Stage 2: Is today’s version valid?
It’s a deployment day and we want to know that the code is valid and isn’t going to cause any production issues. This is why our first step is canary testing. In this stage we deploy the new version to a single machine in each of our 7 data centers around the world. After the service is ready, we let it run with real traffic for one hour. During that hour we gather various metrics – from the newly deployed server, as well as a server with the old version. These servers must have the same hardware specs; in addition, we also restart the old version to make sure the environments are as equal as possible. When the hour is up, we compare the results. Every metric has a well defined threshold. If the newly gathered metrics are within the boundaries of those thresholds, we can continue to the next stage. If the new version “misbehaves”, we stop, alert the relevant developers and analyze the issues. After the analyses, we can still go either way: abort the deployment (will happen automatically) or approve manually.
Example for metrics compare from the canary testing
Stage 3: Data center verification – part 1
The new version seems to be OK – at least as much as we can verify in 1 hour – and we decide to continue with the deployment. However we still want to ‘play it safe’. Enter stage 3: data center verification. We start deploying slowly on only one of our data centers. The first data center is carefully chosen by production engineers. It has to be outside of peak hours in that specific geographic area, but still have enough traffic for us to verify.
The deployment procedure on a single data center goes like this:
- Get the list of servers to be deployed
- Calculate the size of the server batch (see below)
- For each server in the batch
- Silence all alerts
- Stop the old version and remove it
- Install the new version
- Start the service
- Verify that the service started correctly
- Unsilence all alerts
- Run a batch verification to check various metrics of the domain
- Wait for a minute for the next server batch
- Repeat until no servers are left
When the deployment on the data center finishes, we enter the validation phase – but first, let’s get back to the calculation of the server batch.
Let’s do some math
As mentioned above, when we deploy the new version, we don’t want to affect our ability to serve requests in the appropriate response time (<= 500 milliseconds). Therefore, we developed a formula that will tell us how many servers we can take out of the data center’s pool without causing “noise”. The formula looks like this:
- X is the amount of servers we can currently stop.

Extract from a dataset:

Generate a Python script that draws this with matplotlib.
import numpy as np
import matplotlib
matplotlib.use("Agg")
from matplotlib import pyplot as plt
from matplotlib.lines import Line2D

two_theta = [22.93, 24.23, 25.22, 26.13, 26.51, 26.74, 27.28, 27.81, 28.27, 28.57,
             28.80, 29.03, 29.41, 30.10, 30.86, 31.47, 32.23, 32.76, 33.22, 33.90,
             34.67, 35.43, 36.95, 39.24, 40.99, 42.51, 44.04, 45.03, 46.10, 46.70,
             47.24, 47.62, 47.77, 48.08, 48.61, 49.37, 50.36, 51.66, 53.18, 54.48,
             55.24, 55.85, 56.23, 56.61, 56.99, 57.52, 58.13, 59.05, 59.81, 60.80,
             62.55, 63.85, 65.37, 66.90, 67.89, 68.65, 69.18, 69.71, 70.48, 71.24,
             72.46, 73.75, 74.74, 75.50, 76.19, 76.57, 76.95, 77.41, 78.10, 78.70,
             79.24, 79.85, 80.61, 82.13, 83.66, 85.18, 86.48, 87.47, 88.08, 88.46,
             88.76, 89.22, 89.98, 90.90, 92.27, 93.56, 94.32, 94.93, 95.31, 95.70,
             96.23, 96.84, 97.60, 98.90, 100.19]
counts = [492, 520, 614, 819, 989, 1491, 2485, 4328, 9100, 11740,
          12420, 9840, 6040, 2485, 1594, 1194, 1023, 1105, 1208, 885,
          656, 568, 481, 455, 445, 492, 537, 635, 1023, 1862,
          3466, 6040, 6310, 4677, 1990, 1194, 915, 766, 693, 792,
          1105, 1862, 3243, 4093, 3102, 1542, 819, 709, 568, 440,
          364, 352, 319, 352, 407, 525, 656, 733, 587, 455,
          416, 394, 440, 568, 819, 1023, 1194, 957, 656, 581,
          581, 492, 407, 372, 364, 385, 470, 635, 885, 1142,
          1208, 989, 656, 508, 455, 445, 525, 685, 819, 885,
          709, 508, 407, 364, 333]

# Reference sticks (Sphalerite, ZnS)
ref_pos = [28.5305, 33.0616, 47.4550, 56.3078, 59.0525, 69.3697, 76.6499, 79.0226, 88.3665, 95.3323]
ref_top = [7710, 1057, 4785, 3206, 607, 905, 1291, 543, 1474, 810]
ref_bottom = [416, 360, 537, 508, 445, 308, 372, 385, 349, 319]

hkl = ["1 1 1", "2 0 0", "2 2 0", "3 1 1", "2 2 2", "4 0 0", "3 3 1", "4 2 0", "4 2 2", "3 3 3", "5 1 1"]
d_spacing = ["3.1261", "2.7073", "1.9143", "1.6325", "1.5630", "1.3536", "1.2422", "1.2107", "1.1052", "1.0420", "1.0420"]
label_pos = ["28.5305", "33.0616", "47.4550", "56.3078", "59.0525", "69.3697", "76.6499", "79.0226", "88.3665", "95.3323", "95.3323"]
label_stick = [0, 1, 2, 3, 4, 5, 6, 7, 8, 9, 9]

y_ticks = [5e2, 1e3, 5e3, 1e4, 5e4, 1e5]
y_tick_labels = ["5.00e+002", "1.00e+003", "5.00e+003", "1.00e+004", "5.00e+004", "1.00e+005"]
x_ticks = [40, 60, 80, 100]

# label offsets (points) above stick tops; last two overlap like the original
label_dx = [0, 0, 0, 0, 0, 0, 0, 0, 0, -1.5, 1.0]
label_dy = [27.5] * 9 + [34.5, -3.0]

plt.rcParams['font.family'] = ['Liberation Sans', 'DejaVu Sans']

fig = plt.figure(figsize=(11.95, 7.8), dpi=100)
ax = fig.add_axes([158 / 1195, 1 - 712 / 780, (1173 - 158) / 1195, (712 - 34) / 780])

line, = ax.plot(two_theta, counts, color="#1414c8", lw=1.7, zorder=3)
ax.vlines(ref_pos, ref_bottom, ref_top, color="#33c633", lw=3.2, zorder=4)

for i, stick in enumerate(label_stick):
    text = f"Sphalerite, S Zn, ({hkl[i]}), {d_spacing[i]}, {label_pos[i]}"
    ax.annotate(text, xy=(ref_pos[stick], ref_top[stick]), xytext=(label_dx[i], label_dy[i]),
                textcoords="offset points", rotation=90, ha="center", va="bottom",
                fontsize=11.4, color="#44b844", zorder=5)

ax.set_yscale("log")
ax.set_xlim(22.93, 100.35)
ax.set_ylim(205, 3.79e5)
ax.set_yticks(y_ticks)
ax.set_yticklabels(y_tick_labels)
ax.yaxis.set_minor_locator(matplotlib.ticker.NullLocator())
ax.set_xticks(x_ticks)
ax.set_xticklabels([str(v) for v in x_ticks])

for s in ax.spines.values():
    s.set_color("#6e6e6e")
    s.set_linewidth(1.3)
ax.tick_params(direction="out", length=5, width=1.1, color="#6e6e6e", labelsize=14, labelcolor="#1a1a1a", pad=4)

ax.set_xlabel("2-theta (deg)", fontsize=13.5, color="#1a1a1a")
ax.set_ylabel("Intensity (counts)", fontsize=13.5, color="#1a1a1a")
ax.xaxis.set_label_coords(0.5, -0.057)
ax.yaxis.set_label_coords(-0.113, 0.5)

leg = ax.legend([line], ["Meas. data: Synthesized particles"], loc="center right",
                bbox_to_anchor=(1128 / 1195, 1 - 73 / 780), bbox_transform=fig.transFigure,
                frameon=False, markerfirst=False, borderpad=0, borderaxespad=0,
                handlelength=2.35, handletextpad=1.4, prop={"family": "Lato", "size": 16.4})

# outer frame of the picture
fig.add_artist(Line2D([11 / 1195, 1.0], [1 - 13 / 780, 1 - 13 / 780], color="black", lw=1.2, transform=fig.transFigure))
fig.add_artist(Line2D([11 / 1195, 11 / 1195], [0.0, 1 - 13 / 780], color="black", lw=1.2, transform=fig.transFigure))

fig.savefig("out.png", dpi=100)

- S is the total amount of functioning servers in the data center.
- Rtotal is the total amount of requests in the data center.
- RTavg is the average response time per request.
- RTmax is the critical limit for the response time.
- Threads are the amount of threads we use per server.
When we get X, we normalize it so we won’t stop too many servers in off-peak hours – or too few servers in peak hours.
Batch size calculation from June 3rd to June 10th
Stage 3: Data center verification – part 2
OK – we deployed the first data center, and now we want to validate that it behaves correctly. We pause the deployment for one hour and perform several checks. The important ones are:
- Check that the response time did not increase.
- Check that the server logs contain no unusual errors.
These metrics are monitored periodically, regardless of the deployment flow. In order to catch production issues faster, we integrated these checks into the flow.
Any issue that arises at this point will raise an alert and pause the flow, until it is either approved manually or is manually or automatically aborted.
Stage 4: New version for all
When we get the “green light” from the first data center deployment and verification, the flow will automatically continue to deploy the rest of the data centers in parallel.
Deliver value and quality in 6 steps
Want to build your own deployment process? We suggest implementing the following steps:
- Test your code continuously – although not mentioned yet, code review is mandatory and unit and integration tests are a crucial part of code validation.
- Collect metrics – both for the deployment and the production service – all the time.
- Build a process that can validate the new code in production with real data/traffic. Compare with the metrics you collect.
- Define the proper pace for deploying – you probably want it to be dynamic. Figure out the right pace for your specific needs.
- Continuously validate that the new code doesn’t break anything.
- Continuously improve.
If you have questions, suggestions or comments, feel free contacting me at @tizkiko
A note about the tools we used to build the flow. The service is written in Java and packed as rpm. The logic of the deployment flow is written with Jenkins pipeline, mostly Groovy with some calls to shell commands (yum install, for instance). We use Grafana and Prometheus for monitoring and metrics.
I would like to take this opportunity to thank Taboola’s Release Engineering and Production Engineering teams, who helped build this great process.